Seriam os rituais maçónicos assim tão terríveis que a sua revelação suscitasse a intolerância do público? Foi mesmo isso que os americanos pensaram. Contudo, os tais rituais já tinham visto a luz em diversas denúncias públicas, sob a forma de folhetins, há mais de um século, e a sociedade norte-americana não rebentara pelas costuras por culpa disso. Esta era a constatação de que o incidente com Morgan pedia uma leitura mais complexa. Infelizmente, o que se sucedeu piorou as coisas. Correu, nessa altura, o rumor de que a condenação do suspeito daquele crime estava a ser boicotada pelos maçons e o público sublevou-se. O Ofício, que até tinha assistido ao nascimento da república norte-americana e se fazia rodear de uma aura de virtude cívica, passou a ser visto como uma força corrupta que ameaçava a lei e a ordem. Na verdade, a Franco-Maçonaria nova-iorquina foi obrigada a dividir-se em duas facções rivais: a urbana e a rural (cada qual com as suas Grandes Lojas) por culpa das acusações graves que pesavam sobre o Grão-Mestre da segunda. Um historiador sugeriu que foi o medo de uma exposição pública dessa corrupção que esteve por trás do desaparecimento de Morgan, em vez das preocupações sentidas pela revelação dos rituais.

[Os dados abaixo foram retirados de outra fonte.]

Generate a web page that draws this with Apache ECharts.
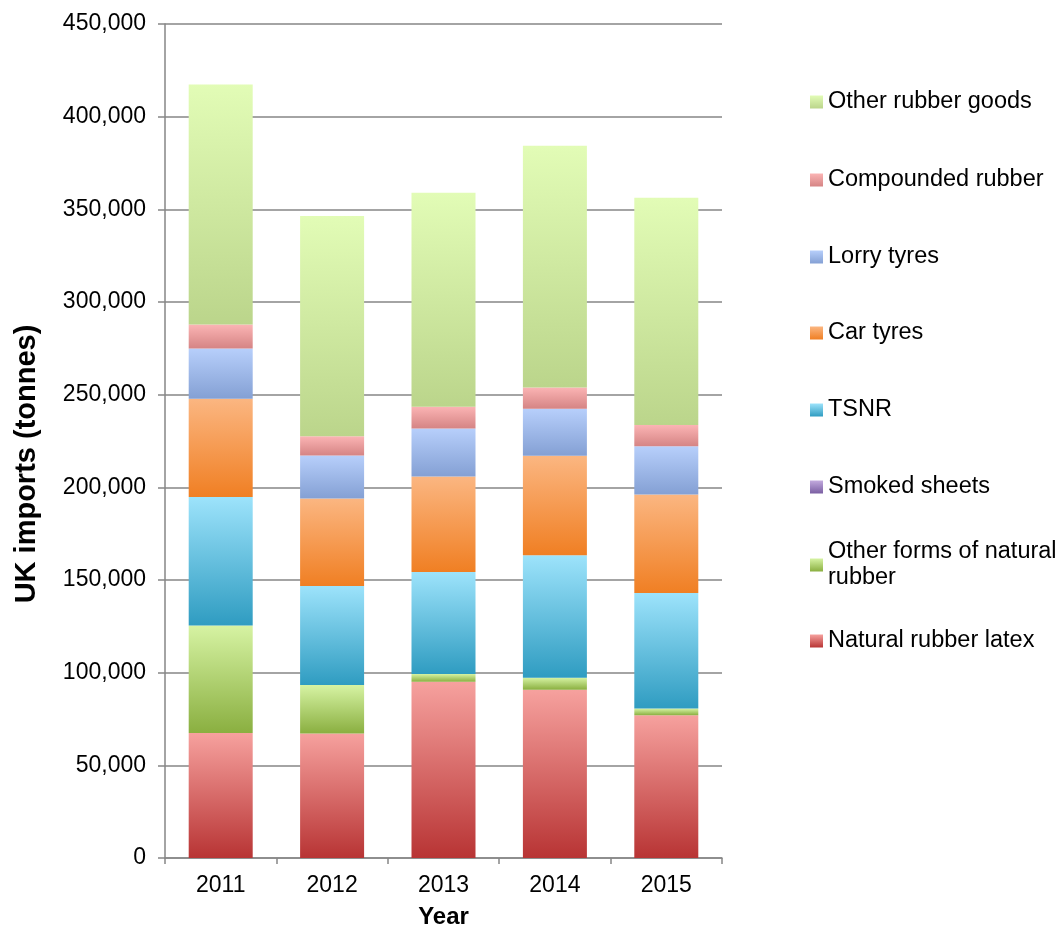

Fosse o que fosse que tivesse estado na origem do incidente, a Franco-Maçonaria norte-americana saltou da frigideira para o fogo e o anti-maçonismo transformou-se num movimento político responsável pela eleição, em diversos Estados, de parlamentares, congressistas e, no estado de Vermont, de um governador, antimaçónicos. Em 1830, foram criados cento e vinte e quatro jornais antimaçónicos, um surpreendente 1/8 dos jornais nacionais. A Franco-Maçonaria norte-americana eclipsou-se durante uma geração e os seus membros resignaram aos magotes. Cerca de duas mil lojas devolveram as cartas-patentes às respectivas Grandes Lojas e abateram colunas. Apenas na década de 1840 é que a Franco-Maçonaria se reanimou e ganhou novos elementos». In O Mito Maçónico, Jay Kinney, 2009, tradução de David Soares, Saída de Emergência, 2010, ISBN 978-989-637-176-0.